I was thinking of building a 4' long torsion box (for rigidity) and installing three rows of 1/4" t-nuts spaced every 8" or so down the length of the jig. I'd counterbore the t-nuts so that each could hold a 1/4" flathead machine screw flush with the surface when fully screwed in. Each screw then could be unscrewed and raised up wherever I need support to prevent the rollers from flattening the board. I'd also use a rear cleat to keep the board and sled moving together.

Does this sound like a workable idea? Or would I be better off with a different design (I was looking at the FWW sled and it seemed pretty good). Thanks!


----------



## RRBOU (Feb 15, 2012)

I made a sled from 1-1/2" 15 series 80-20 T-slot 5' long.. I then used the corner brackets to make a ladder affect every 12" for a 5' x12" sled. I bolted 1/2" ply to both sides waxed the bottom side to help it go through the planer. I like to use drop material on either end of my lumber shorter than 4'-6" to eliminate snipe. I just used the kreg bit to drill two holes in the droops and sink two screws through the drops to lock the lumber between them on the sled. I place the lumber if it has a cup in it with the cupped edges up so that I can place shims and wedges under the edges. Using a stop bolted on both ends I have noticed that my shims and wedges do not move. This sucker is heavy but dead flat. I would have rather used the 10 series 1" T-slot but I had this on hand and all the hardware or it. 
To your idea of using screws as supports I am sure that it would work but would take forever to adjust all those screws to just touch the bottom of the lumber during set-up.


----------



## gfadvm (Jan 13, 2011)

My sled gets used a lot and is maybe too simple: I just tack wedges to the sled with brad nails (1 per wedge) and they pull out easily leaving no real damage to the sled base. I tack a thin scrap ahead and behind the piece to be face jointed to keep it from shifting front to back.


----------



## BentheViking (May 19, 2011)

not sure if this was the one you were referring to but its a pretty good video http://www.finewoodworking.com/workshop/video/a-planer-sled-for-milling-lumber.aspx


----------



## JimYoung (Jan 20, 2014)

I would take a serious look at the FWW sled design. I don't have a jointer, but I do have a second hand Dewalt 735 13" planer. I built the FWW sled and it works like a dream. With a decent blade in my table saw and this sled, I have seen the need for a jointer yet. My sled is 4' long and ~12" wide and uses two layers of 1/2" plywood and poplar framework. The drywall screws used to hold the wedges work well, but they are bit hard on your finger tips. If I could find thumb screws I'd replace them. I also used the traction tape on the bottom of the wedges and on top of the oak cleats.

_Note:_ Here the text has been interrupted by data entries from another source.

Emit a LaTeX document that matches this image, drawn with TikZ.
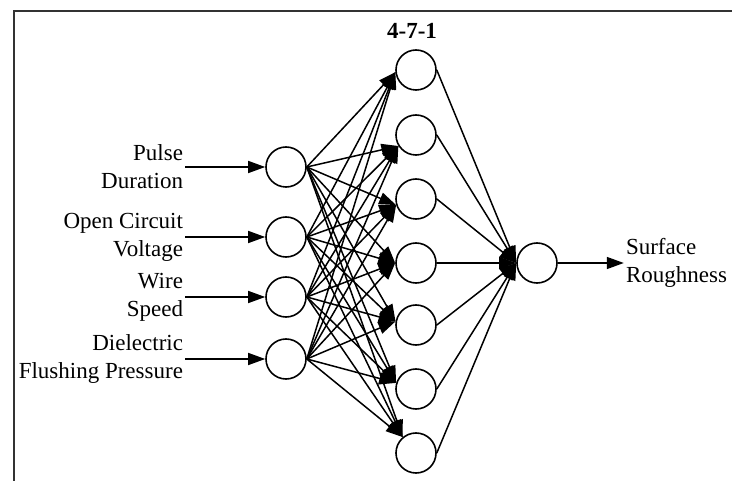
\documentclass[tikz,border=0pt]{standalone}
\usepackage{fontspec}
\setmainfont{Liberation Serif}
\usetikzlibrary{arrows.meta,positioning}

\tikzset{
  neuron/.style={circle,draw,line width=1.6pt,minimum size=40pt,inner sep=0pt},
  conn/.style={line width=1.5pt,-{Triangle[length=17pt,width=12pt]}},
  txt/.style={font=\fontsize{23}{28}\selectfont,inner sep=2pt},
}

\begin{document}
\begin{tikzpicture}[x=1pt,y=-1pt]
\useasboundingbox (0,0) rectangle (732,481);
\draw[line width=1.8pt,black!80] (14,481) -- (14,11) -- (732,11);

\foreach \y [count=\n] in {167,237,297,359}
  \node[neuron] (I\n) at (286,\y) {};
\foreach \y/\a [count=\n] in {70/186,135/212,199/197,263/180,325/170,389/163,453/130}
  {\node[neuron] (H\n) at (416,\y) {};
   \coordinate (T\n) at (H\n.\a);}
\node[neuron] (O) at (537,263) {};

\node[txt,font=\fontsize{23}{28}\selectfont\bfseries] (title) at (412,31) {4-7-1};

\foreach \t [count=\n] in {{Pulse\\Duration},{Open Circuit\\Voltage},{Wire\\Speed},{Dielectric\\Flushing Pressure}}
  \node[txt,align=right,left=80pt of I\n] (L\n) {\t};
\node[txt,align=left,right=66pt of O] (R) {Surface\\Roughness};

\foreach \n in {1,...,4}
  \draw[conn] (L\n) -- (I\n);
\foreach \i in {1,...,4}
  \foreach \h in {1,...,7}
    \draw[conn] (I\i.east) -- (T\h);
\foreach \h in {1,...,7}
  \draw[conn] (H\h.east) -- (O.west);
\draw[conn] (O) -- (R);
\end{tikzpicture}
\end{document}
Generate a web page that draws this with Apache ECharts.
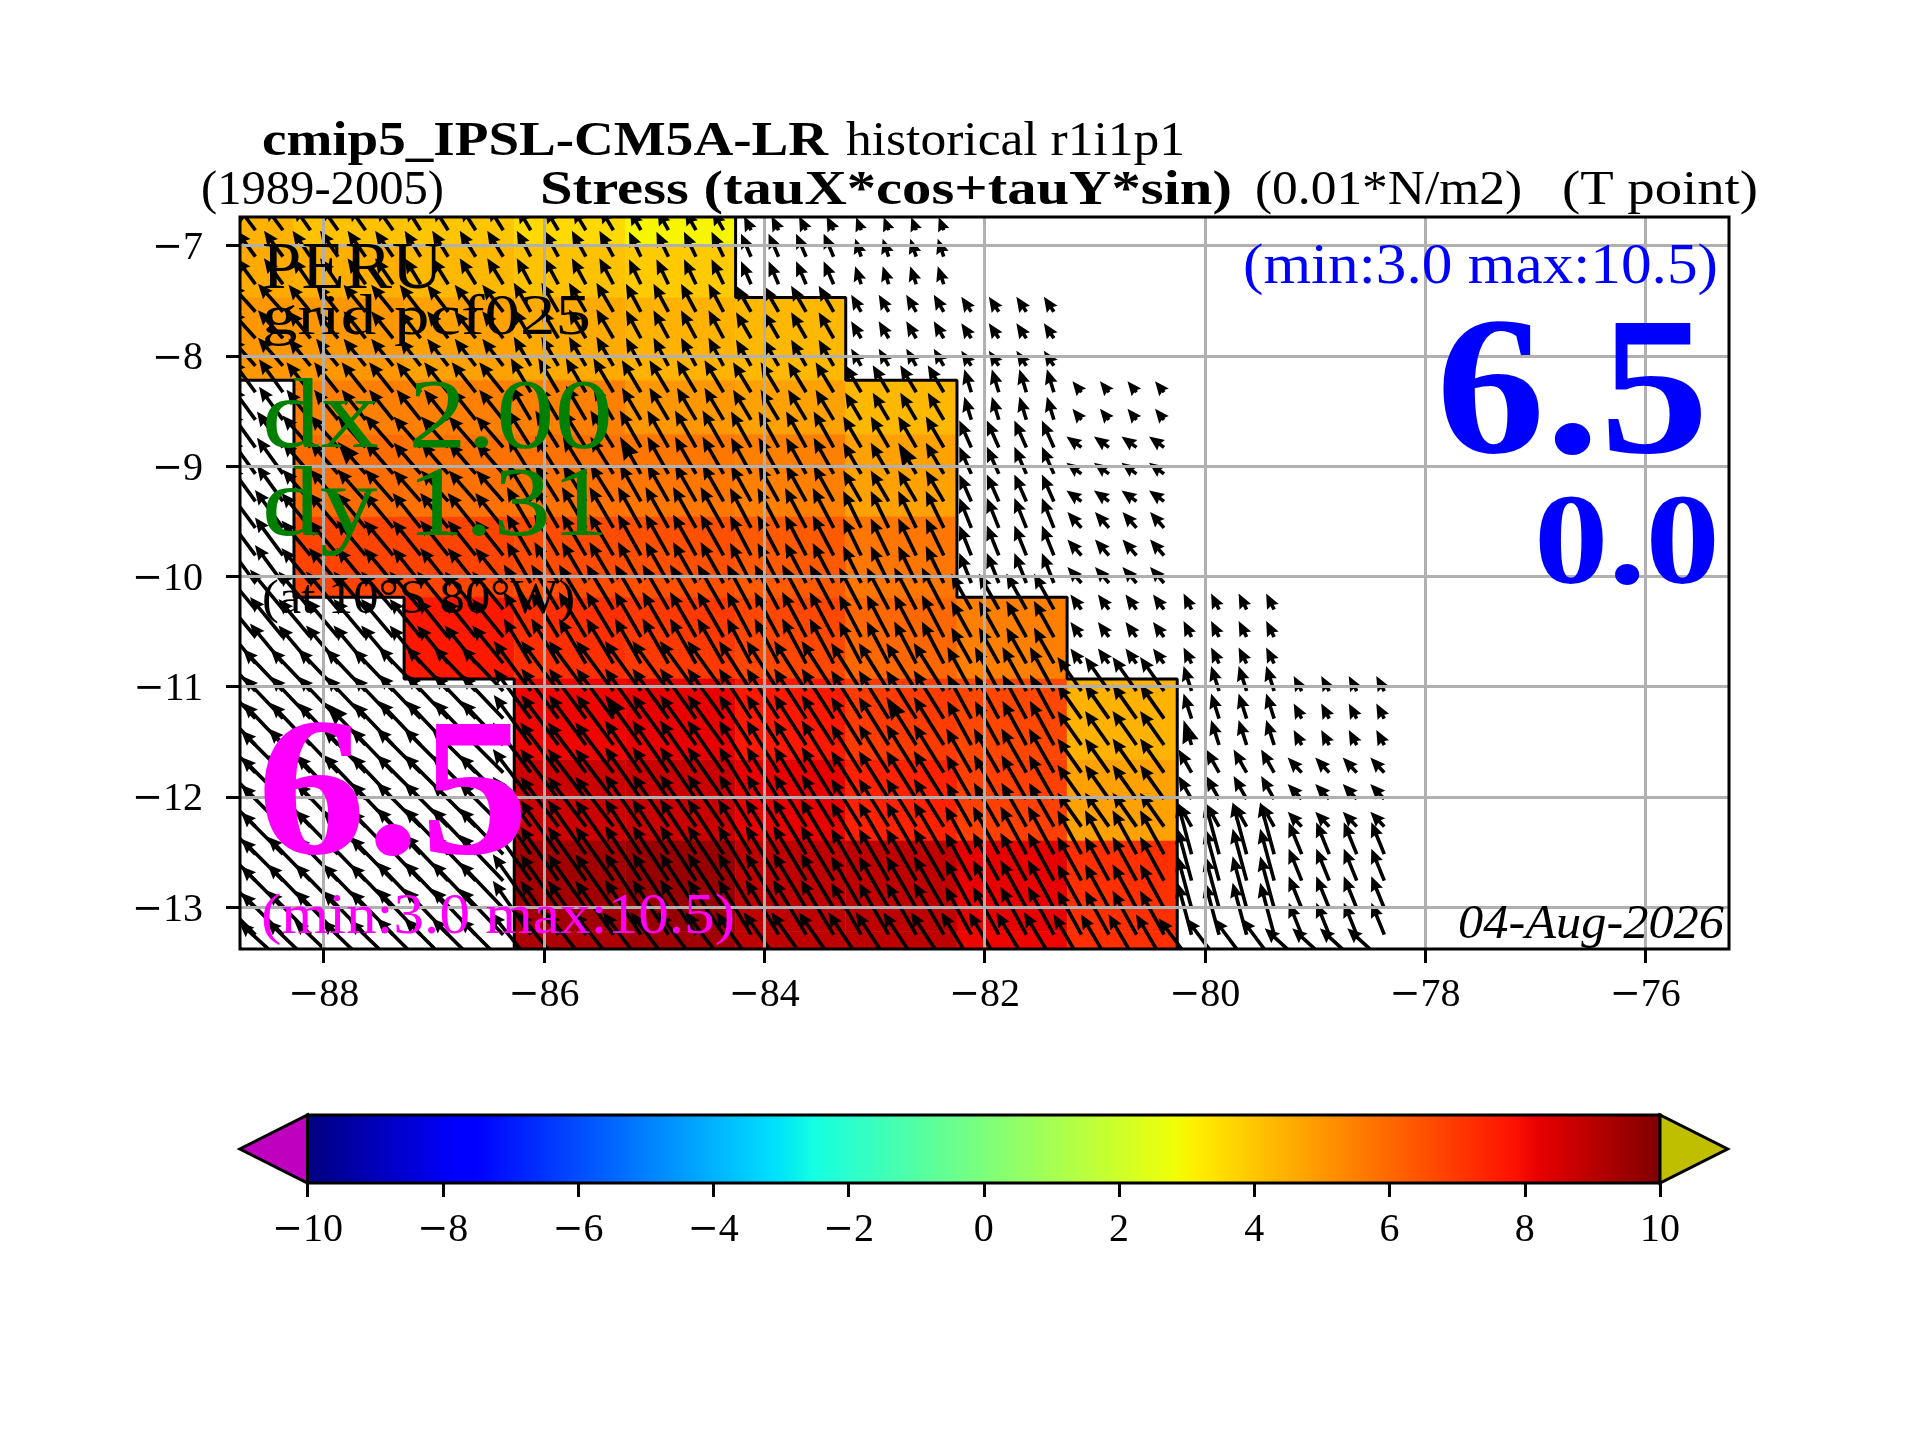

I've gotten pretty fast with setting up a board. Always start with all of the wedges backed out. Set the front and rear cleat wedges. Double check that the highest point on the front and rear of the board are close. Then set each each intermediate cleat by pushing in both wedges until the cleat does not wiggle and tighten the screws. I have not had a problem with the cleats moving, or the screws coming out while planing.

The downside is that the sled is a bit heavy, and you have to be careful that you don't move the board once it is setup. Other than that, being able to joint a 13" wide board is pretty cool.

-Jim


----------



## widdle (Mar 10, 2010)

i have sled and just use hot glue.works well..


----------



## ADHDan (Aug 17, 2012)

Thanks all for the feedback. It sounds like the FWW model (which is the one in the video) may be the way to go.


----------